The most common Matu dialect spoken in Matupi is the "Batu" dialect, spoken by the majority Batu people. Chin dialects are mutually understandable (Haka dialect can be understood by Htantlang, Tiddim dialect can be used to communicate with Tonzang dialect, etc.).

=== Tourism ===
The Mindat and Matupi area have been open to foreigners since May 2016. Travel to Matupi Township mainly occurs by car, through poorly maintained roads that cut along the mountainsides and valleys. Due to the rough terrain and rugged nature of the landscape, travel can be difficult. Landslides are common especially during the rainy season. In certain areas, cars have to carry shovels to clear landslides and/or fallen rocks.
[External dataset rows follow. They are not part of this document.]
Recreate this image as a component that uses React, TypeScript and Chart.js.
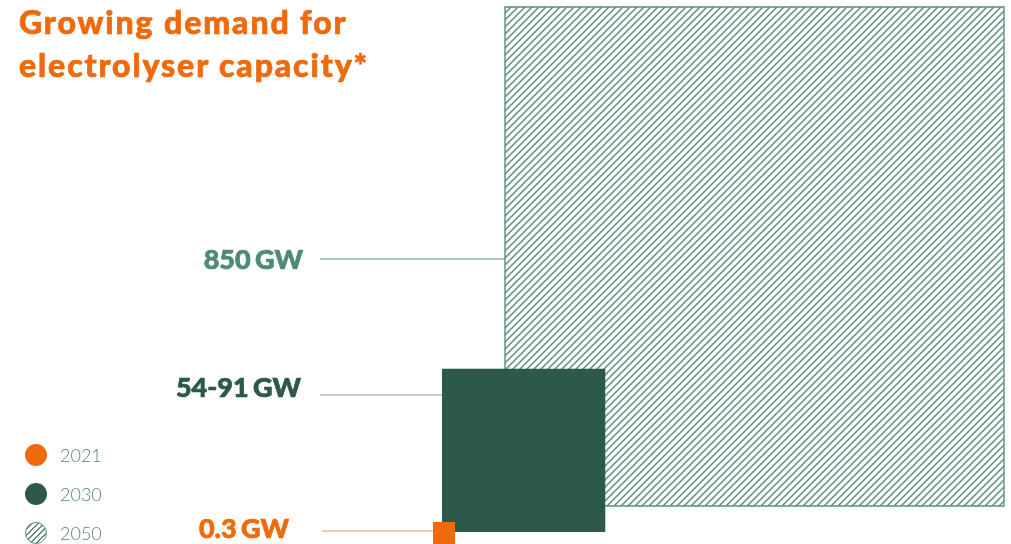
import React, { useEffect, useRef } from "react";
import { Chart, registerables } from "chart.js";

Chart.register(...registerables);

// ---- data ----
const years = ["2021", "2030", "2050"];
const capacityLabels = ["0.3 GW", "54-91 GW", "850 GW"];
const capacityLowGW = [0.3, 54, 850];
const capacityHighGW = [0.3, 91, 850];

// ---- styling / layout ----
const ORANGE = "#ef6a0c";
const DARK_GREEN = "#2c594b";
const HATCH_GREEN = "#5b8e7d";
const W = 1011;
const H = 544;
const PX_PER_ROOT_GW = 499 / Math.sqrt(850);
const MIN_SIDE = 22;
// bottom-left anchor of each square (canvas units)
const anchorX = [433, 442, 505];
const anchorBottom = [544, 532, 506];
const leaderY = [531, 395, 259];
const leaderStartX = [322, 320, 320];
const labelRightX = [289, 301, 303];
const labelBaseline = [538, 397, 269];
const labelColors = [ORANGE, DARK_GREEN, "#4f8a77"];
const leaderColors = ["#f2904c", "#7fa398", "#5b8e7d"];

function makeHatch(ctx: CanvasRenderingContext2D) {
  const s = 7;
  const c = document.createElement("canvas");
  c.width = s;
  c.height = s;
  const g = c.getContext("2d")!;
  g.strokeStyle = HATCH_GREEN;
  g.lineWidth = 1.5;
  g.beginPath();
  g.moveTo(0, s);
  g.lineTo(s, 0);
  g.moveTo(-1, 1);
  g.lineTo(1, -1);
  g.moveTo(s - 1, s + 1);
  g.lineTo(s + 1, s - 1);
  g.stroke();
  return ctx.createPattern(c, "repeat");
}

export default function App() {
  const ref = useRef<HTMLCanvasElement>(null);
  useEffect(() => {
    document.body.style.margin = "0";
    const canvas = ref.current!;
    const ctx = canvas.getContext("2d")!;
    const hatch = makeHatch(ctx);

    const squareDatasets = years.map((y, i) => {
      const side = Math.max(Math.sqrt(capacityHighGW[i]) * PX_PER_ROOT_GW, MIN_SIDE);
      const x0 = anchorX[i];
      const yb = anchorBottom[i];
      const pts = [
        { x: x0, y: yb },
        { x: x0 + side, y: yb },
        { x: x0 + side, y: yb - side },
        { x: x0, y: yb - side },
        { x: x0, y: yb },
      ];
      const fillColor = i === 0 ? ORANGE : i === 1 ? DARK_GREEN : hatch;
      return {
        label: y,
        data: pts,
        showLine: true,
        fill: "shape" as any,
        backgroundColor: fillColor as any,
        borderColor: i === 2 ? HATCH_GREEN : fillColor,
        borderWidth: i === 2 ? 1.4 : 0,
        pointRadius: 0,
        tension: 0,
      };
    });

    const leaderDatasets = years.map((y, i) => ({
      label: "leader " + y,
      data: [
        { x: leaderStartX[i], y: leaderY[i] },
        { x: anchorX[i], y: leaderY[i] },
      ],
      showLine: true,
      fill: false,
      borderColor: leaderColors[i],
      borderWidth: 1,
      pointRadius: 0,
    }));

    const labelPlugin = {
      id: "capLabels",
      afterDatasetsDraw(chart: any) {
        const c = chart.ctx;
        const xs = chart.scales.x;
        const ys = chart.scales.y;
        c.save();
        c.font = "900 27px Lato";
        c.textAlign = "right";
        c.textBaseline = "alphabetic";
        try {
          c.wordSpacing = "-2px";
        } catch (e) {}
        c.lineWidth = 0.7;
        capacityLabels.forEach((t, i) => {
          c.fillStyle = labelColors[i];
          c.strokeStyle = labelColors[i];
          const px = xs.getPixelForValue(labelRightX[i]);
          const py = ys.getPixelForValue(labelBaseline[i]);
          c.fillText(t, px, py);
          c.strokeText(t, px, py);
        });
        c.restore();
      },
    };

    const chart = new Chart(canvas, {
      type: "scatter",
      data: { datasets: [...squareDatasets, ...leaderDatasets] as any },
      options: {
        animation: false,
        responsive: false,
        maintainAspectRatio: false,
        layout: { padding: 0 },
        scales: {
          x: { type: "linear", min: 0, max: W, display: false },
          y: { type: "linear", min: 0, max: H, reverse: true, display: false },
        },
        plugins: { legend: { display: false }, tooltip: { enabled: false } },
      },
      plugins: [labelPlugin],
    });
    return () => chart.destroy();
  }, []);

  const legendFills = [
    { background: ORANGE },
    { background: DARK_GREEN },
    {
      background: `repeating-linear-gradient(135deg, ${HATCH_GREEN} 0 1.4px, #fff 1.4px 4.2px)`,
      border: `1.4px solid ${HATCH_GREEN}`,
      boxSizing: "border-box" as const,
    },
  ];
  const legendY = [455, 494, 533];

  return (
    <div style={{ position: "relative", width: W, height: H, overflow: "hidden", fontFamily: "Lato, sans-serif" }}>
      <canvas ref={ref} width={W} height={H} style={{ position: "absolute", left: 0, top: 0, width: W, height: H }} />
      <div
        style={{
          position: "absolute",
          left: 19,
          top: 0,
          color: ORANGE,
          fontWeight: 900,
          fontSize: 32,
          lineHeight: "43px",
          letterSpacing: 1.9,
          WebkitTextStroke: `0.7px ${ORANGE}`,
        }}
      >
        Growing demand for
        <br />
        electrolyser capacity*
      </div>
      {years.map((y, i) => (
        <div key={y} style={{ position: "absolute", left: 25, top: legendY[i] - 11, height: 22, display: "flex", alignItems: "center" }}>
          <div style={{ width: 22, height: 22, borderRadius: "50%", ...legendFills[i] }} />
          <span style={{ marginLeft: 13, fontSize: 18, fontWeight: 300, color: "#5d8275" }}>{y}</span>
        </div>
      ))}
    </div>
  );
}
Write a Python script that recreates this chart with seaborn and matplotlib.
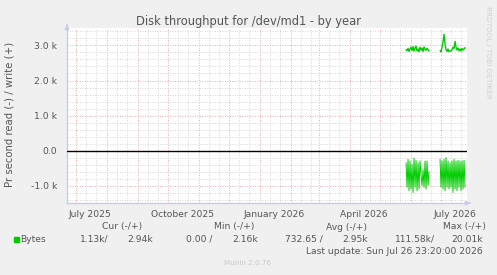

Matu villagers usually travel daily on foot from village to village and/or to and from the farms.

==Military council==
In November 2022, the military council in Mutupi designated seven villages in the township as "red": အမ်ဆွေး (Awmsawi), မားဒူ (Mardu), ဝလံပီ (Walumpi), ဝလံတဲ (Walumte), လာလွီး (Lalui), လွီဗန် (Luivan), and ရဲန်ရောင်း (Leung Raung). These villages would have travel restrictions and were under increased threat of military action.